Zimbabwe Regime 'Has Received Weapons Shipment From China'

Team Infidel

Forum Spin Doctor
London Daily Telegraph
May 19, 2008 By Christopher Munnion, in Johannesburg
Fears are growing that Robert Mugabe's regime had been strengthened ahead of a presidential election with the secret delivery of a shipment of arms from China.
Reports said the weapons, including three million bullets, mortar bombs and rocket-propelled grenades, had been off-loaded from the Chinese vessel, the An Yue Jiang, at the Angolan port of Lobito and flown to Harare.
The ship had been the focus of international condemnation when it sailed towards South Africa last month. It was refused docking rights and remained off the coast for several weeks before the Chinese foreign ministry recalled it.
However, Bright Matonga, Zimbabwe's deputy information minister, was quoted by the South African newspaper, The Weekender, as saying that the regime has the weapons.
Two Zimbabwean ministers and senior army officers visited Luanda three weeks ago to negotiate the docking and unloading of the ship.
George Chiramba, a spokesman for Mr Mugabe, said in the state-controlled newspaper, The Herald, that "the arms will be delivered to Zimbabwe, one way or the other".
The Chinese foreign ministry said yesterday that confirmation of the delivery was "groundless rumour".

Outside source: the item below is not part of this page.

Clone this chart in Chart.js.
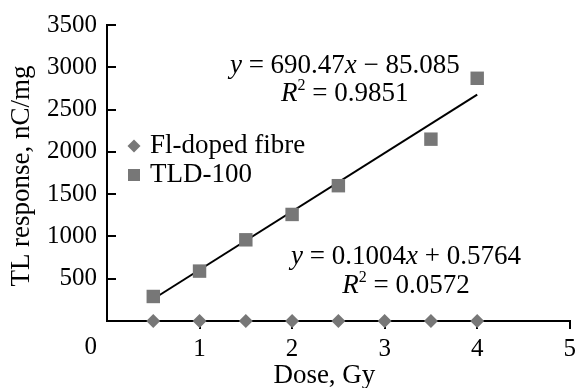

The reports came days after the election commission in Zimbabwe announced the delayed presidential run-off would take place on June 27.
The opposition Movement for Democratic Change, whose leader Morgan Tsvangirai delayed his return to Zimbabwe at the weekend due to "credible" reports of an assassination attempt, said it feared the shipment would be used to intimidate civilians "whose only crime is rejecting dictatorship and voting for change".
Mr Tsvangirai maintains he won the first round of the presidential election by more than the required 50 per cent to avoid a run-off. Official results state that while he had beaten Mr Mugabe, he did not gain an outright victory.
James McGee, the US ambassador to Zimbabwe, has warned that violence is making a fair second round run-off vote impossible. He claimed he had evidence that the police and military had been involved in "pure, unadulterated violence designed to intimidate people from voting".